A man is beaten, robbed, and left for dead on the roadside. Various religious leaders walk by him, keeping their distance for fear that he was unclean and would make them unclean. They had identified the man as a potential toxin and moved away from him just like those cells in a petri dish. But then comes a Samaritan man, definitely unclean as far as the religious leaders of the day were concerned. He stopped and took the man to a nearby inn so that he could tend to his wounds without concern for his safety and at his own expense. Then Jesus asked, “Which of these three do you think was a neighbor to the man who fell into the hands of robbers?” The expert in the law replied, “The one who had mercy on him.” Jesus told him, “Go and do likewise.”
And today, I would ask the question, “Which of these do you think acted out of a growth mode rather than a protection mode?” The answer, of course, is the same- the one who had mercy. I am not suggesting that amid this pandemic, we should be risking other people’s lives by not keeping an advisable distance from others. But it is a matter of mindset. If we are in a protective mindset, we are more vulnerable and make others more vulnerable. We must try to keep in growth mode. We must seek loving, joyful, fulfilling lives. So, what does that look like?
One of my coaching clients is a pastor of a small, rural church—a church that up to a month ago was fairly technologically averse. Rather than just shutting everything down to wait out the virus in protection mode, this pastor decided to innovate. Not only did she begin live broadcasting the service through social media, but she also had an engineer set up a low-frequency radio station so that the church members could safely gather in their cars in a makeshift “drive-in” worship experience. Between those tuning into the broadcast through social media and those in the drive-in, worship attendance has increased rather than decreasing.
Also, they are redoing their website, upgrading their wi-fi, switching to online giving, holding meetings through Zoom, encouraging members to call each other. She said, “The church has never been more energized!” And I noted that I have never heard her more energized. She sounded loving, joyful, and fulfilled—like this is what she had always longed for. This pastor chose to move into a growth response rather than a protection response. This healthy choice put her and her congregation in a place of learning and innovation. The result is more energy rather than less. The unseen result is that the members of this church are less vulnerable to the virus and its effects because of their bolstered immune systems.
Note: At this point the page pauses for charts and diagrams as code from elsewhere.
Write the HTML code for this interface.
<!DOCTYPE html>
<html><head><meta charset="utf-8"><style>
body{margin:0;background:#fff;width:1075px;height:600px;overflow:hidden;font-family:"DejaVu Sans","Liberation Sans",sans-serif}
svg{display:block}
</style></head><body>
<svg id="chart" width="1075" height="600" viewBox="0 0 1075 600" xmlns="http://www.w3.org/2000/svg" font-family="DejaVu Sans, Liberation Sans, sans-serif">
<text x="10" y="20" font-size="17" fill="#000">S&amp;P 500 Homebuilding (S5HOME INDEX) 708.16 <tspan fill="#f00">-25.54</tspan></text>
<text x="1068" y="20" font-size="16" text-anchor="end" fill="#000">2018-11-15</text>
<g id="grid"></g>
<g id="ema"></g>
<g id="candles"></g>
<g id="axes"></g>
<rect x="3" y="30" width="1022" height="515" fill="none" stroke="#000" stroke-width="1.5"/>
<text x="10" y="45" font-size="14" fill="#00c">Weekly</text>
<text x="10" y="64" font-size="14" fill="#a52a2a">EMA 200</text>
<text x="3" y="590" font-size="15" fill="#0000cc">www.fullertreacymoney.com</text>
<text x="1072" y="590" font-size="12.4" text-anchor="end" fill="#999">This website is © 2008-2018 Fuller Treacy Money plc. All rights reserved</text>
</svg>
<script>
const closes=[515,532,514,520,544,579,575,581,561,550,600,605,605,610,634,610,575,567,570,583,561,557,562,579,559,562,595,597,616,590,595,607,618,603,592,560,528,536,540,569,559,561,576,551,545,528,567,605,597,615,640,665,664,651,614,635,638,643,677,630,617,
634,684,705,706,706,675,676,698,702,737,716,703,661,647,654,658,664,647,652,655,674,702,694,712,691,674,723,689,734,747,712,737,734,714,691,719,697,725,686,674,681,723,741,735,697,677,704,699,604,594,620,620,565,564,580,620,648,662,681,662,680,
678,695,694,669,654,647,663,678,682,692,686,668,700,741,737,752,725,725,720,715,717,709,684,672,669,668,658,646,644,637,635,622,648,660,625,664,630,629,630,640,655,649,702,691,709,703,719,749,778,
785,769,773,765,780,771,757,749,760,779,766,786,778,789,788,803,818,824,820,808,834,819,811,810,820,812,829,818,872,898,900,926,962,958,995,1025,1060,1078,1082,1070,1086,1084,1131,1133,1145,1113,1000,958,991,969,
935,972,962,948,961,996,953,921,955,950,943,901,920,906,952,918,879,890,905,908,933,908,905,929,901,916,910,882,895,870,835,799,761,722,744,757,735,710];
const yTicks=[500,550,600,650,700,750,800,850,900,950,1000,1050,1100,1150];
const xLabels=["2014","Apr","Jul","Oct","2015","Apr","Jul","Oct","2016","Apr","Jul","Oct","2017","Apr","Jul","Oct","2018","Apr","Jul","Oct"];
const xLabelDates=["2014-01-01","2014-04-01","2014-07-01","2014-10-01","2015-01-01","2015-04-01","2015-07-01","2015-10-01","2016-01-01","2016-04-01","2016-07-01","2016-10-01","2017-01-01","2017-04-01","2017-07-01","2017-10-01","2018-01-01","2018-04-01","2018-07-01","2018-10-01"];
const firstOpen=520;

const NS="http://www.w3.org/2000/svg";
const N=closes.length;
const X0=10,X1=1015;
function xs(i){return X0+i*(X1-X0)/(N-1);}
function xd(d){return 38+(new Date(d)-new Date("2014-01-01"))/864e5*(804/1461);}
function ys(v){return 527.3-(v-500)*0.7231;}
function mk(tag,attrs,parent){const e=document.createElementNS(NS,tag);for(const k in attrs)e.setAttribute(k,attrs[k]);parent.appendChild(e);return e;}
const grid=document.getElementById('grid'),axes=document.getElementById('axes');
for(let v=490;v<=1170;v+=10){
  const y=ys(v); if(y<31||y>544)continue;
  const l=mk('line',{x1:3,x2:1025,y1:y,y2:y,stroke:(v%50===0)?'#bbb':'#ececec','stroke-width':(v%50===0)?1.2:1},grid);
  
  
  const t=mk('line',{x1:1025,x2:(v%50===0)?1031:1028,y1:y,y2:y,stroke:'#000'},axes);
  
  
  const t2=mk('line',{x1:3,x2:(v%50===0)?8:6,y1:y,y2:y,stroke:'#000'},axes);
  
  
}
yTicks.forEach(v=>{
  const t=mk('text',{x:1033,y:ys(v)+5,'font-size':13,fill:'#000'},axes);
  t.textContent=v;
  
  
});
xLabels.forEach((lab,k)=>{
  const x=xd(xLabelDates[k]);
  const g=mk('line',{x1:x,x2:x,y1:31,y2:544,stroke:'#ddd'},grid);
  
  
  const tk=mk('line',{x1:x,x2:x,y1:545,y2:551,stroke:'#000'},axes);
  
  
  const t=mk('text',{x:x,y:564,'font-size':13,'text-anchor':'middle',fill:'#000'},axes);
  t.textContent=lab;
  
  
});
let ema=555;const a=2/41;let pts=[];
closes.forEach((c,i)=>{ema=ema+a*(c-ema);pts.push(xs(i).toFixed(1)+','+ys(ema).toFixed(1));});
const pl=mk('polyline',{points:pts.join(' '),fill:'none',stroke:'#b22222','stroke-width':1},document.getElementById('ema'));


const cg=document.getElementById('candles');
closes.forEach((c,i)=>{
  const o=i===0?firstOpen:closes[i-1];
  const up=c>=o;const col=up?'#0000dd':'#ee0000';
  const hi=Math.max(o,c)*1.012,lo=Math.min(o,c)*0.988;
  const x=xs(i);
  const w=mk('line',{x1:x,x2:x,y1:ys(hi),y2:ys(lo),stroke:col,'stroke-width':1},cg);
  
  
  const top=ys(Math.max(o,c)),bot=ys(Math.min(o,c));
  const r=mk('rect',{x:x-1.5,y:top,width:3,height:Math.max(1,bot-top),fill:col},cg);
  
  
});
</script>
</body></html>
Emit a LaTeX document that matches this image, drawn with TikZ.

Unlike individual cells in a petri dish that brainlessly reacts to stimuli, your cells are under the command of a brain that has choices…if it is not being controlled by fear, that is. I am reminded of another scripture: “There is no fear in love, but perfect love casts out fear.” (1 John 4:18 NRSV) Just as growth and protection cannot exist at the same time in your body, love and fear cannot coexist in your mind. When you focus your mind on loving, you will grow, and at the same time, you will do the right thing. We will lovingly keep our distance right now unless coming to someone’s aid will save their life. That’s a choice you can make. We wear our masks because it is both the right thing and the loving thing. But let’s not shut each other out. Let’s reach out to others lovingly in new ways. Let’s take this opportunity to learn and grow. And when this crisis is over, we will be stronger, smarter, and more loving—we will have grown.